- **SUPPLIED DATA**

---------------

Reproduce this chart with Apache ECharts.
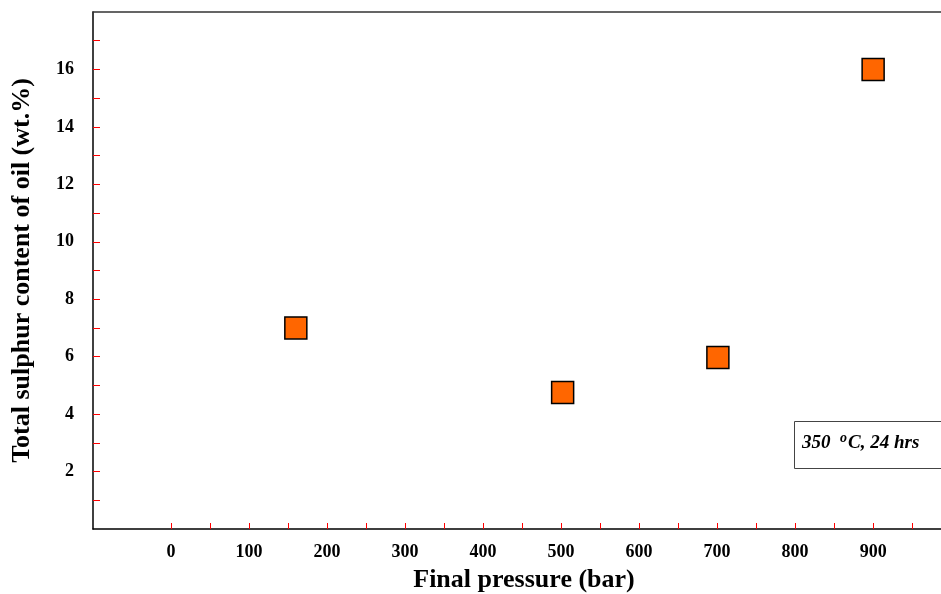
<!DOCTYPE html>
<html><head><meta charset="utf-8">
<script src="https://cdn.jsdelivr.net/npm/echarts@6/dist/echarts.min.js"></script>
<style>html,body{margin:0;padding:0;background:#fff}#c{width:941px;height:594px}</style>
</head><body><div id="c"></div>
<script>
var pressure = [160, 502, 701, 900];
var sulphur = [7.0, 4.75, 5.97, 16.0];
var xTickValues = [0, 50, 100, 150, 200, 250, 300, 350, 400, 450, 500, 550, 600, 650, 700, 750, 800, 850, 900, 950];
var xLabelValues = [0, 100, 200, 300, 400, 500, 600, 700, 800, 900];
var yTickValues = [1, 2, 3, 4, 5, 6, 7, 8, 9, 10, 11, 12, 13, 14, 15, 16, 17];
var yLabelValues = [2, 4, 6, 8, 10, 12, 14, 16];

var font = '"Liberation Serif","Times New Roman",serif';
var chart = echarts.init(document.getElementById('c'));
chart.setOption({
  animation: false,
  grid: {left: 93, top: 12, right: 0, bottom: 65, show: false, containLabel: false, outerBoundsMode: 'none'},
  xAxis: [{
    type: 'value', min: -100, max: 987,
    name: 'Final pressure (bar)', nameLocation: 'middle', nameGap: 38,
    nameTextStyle: {fontFamily: font, fontWeight: 'bold', fontSize: 26, color: '#000', padding: [0, 0, 0, 14]},
    axisLine: {show: true, onZero: false, lineStyle: {color: '#000', width: 1.5}},
    axisTick: {show: true, inside: true, length: 6, customValues: xTickValues, lineStyle: {color: '#ff0000', width: 1}},
    axisLabel: {customValues: xLabelValues, margin: 14, fontFamily: font, fontWeight: 'bold', fontSize: 18, color: '#000'},
    splitLine: {show: false}
  }, {
    type: 'value', position: 'top', min: -100, max: 987,
    axisLine: {show: true, onZero: false, lineStyle: {color: '#333', width: 1.5}},
    axisTick: {show: false}, axisLabel: {show: false}, splitLine: {show: false}
  }],
  yAxis: {
    type: 'value', min: 0, max: 18,
    name: 'Total sulphur content of oil (wt.%)', nameLocation: 'middle', nameGap: 58,
    nameTextStyle: {fontFamily: font, fontWeight: 'bold', fontSize: 26, color: '#000'},
    axisLine: {show: true, onZero: false, lineStyle: {color: '#000', width: 1.5}},
    axisTick: {show: true, inside: true, length: 7, customValues: yTickValues, lineStyle: {color: '#ff0000', width: 1}},
    axisLabel: {customValues: yLabelValues, margin: 19, fontFamily: font, fontWeight: 'bold', fontSize: 18, color: '#000'},
    splitLine: {show: false}
  },
  series: [{
    type: 'scatter',
    symbol: 'rect', symbolSize: 22,
    itemStyle: {color: '#ff6600', borderColor: '#000', borderWidth: 1.5, opacity: 1},
    data: pressure.map(function (p, i) { return [p, sulphur[i]]; })
  }],
  graphic: [{
    type: 'rect', left: 794, top: 421,
    shape: {width: 160, height: 47},
    style: {fill: '#fff', stroke: '#444', lineWidth: 1}
  }, {
    type: 'text', left: 802, top: 431,
    style: {
      text: '{n|350  }{s|o}{n|C, 24 hrs}',
      rich: {
        n: {fontFamily: font, fontWeight: 'bold', fontStyle: 'italic', fontSize: 19, fill: '#000', verticalAlign: 'bottom'},
        s: {fontFamily: font, fontWeight: 'bold', fontStyle: 'italic', fontSize: 14, fill: '#000', verticalAlign: 'top', padding: [0, 1, 8, 0]}
      }
    }
  }]
});
</script></body></html>
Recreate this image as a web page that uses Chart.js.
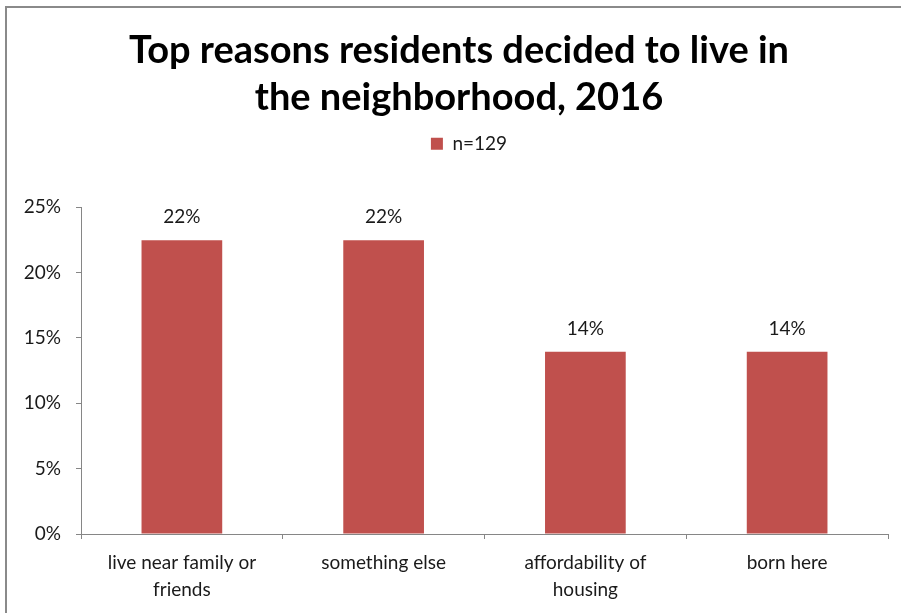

---------------

- **WRITTEN TASK**
Repeat word for word the lines above, from the first entry through the line containing "var yLabelValues = [2, 4, 6, 8, 10, 12, 14, 16];", with both ends kept and the pictures dropped.

- **COMPLETE OUTPUT**
Reproduce this chart with Apache ECharts.
<!DOCTYPE html>
<html><head><meta charset="utf-8">
<script src="https://cdn.jsdelivr.net/npm/echarts@6/dist/echarts.min.js"></script>
<style>html,body{margin:0;padding:0;background:#fff}#c{width:941px;height:594px}</style>
</head><body><div id="c"></div>
<script>
var pressure = [160, 502, 701, 900];
var sulphur = [7.0, 4.75, 5.97, 16.0];
var xTickValues = [0, 50, 100, 150, 200, 250, 300, 350, 400, 450, 500, 550, 600, 650, 700, 750, 800, 850, 900, 950];
var xLabelValues = [0, 100, 200, 300, 400, 500, 600, 700, 800, 900];
var yTickValues = [1, 2, 3, 4, 5, 6, 7, 8, 9, 10, 11, 12, 13, 14, 15, 16, 17];
var yLabelValues = [2, 4, 6, 8, 10, 12, 14, 16];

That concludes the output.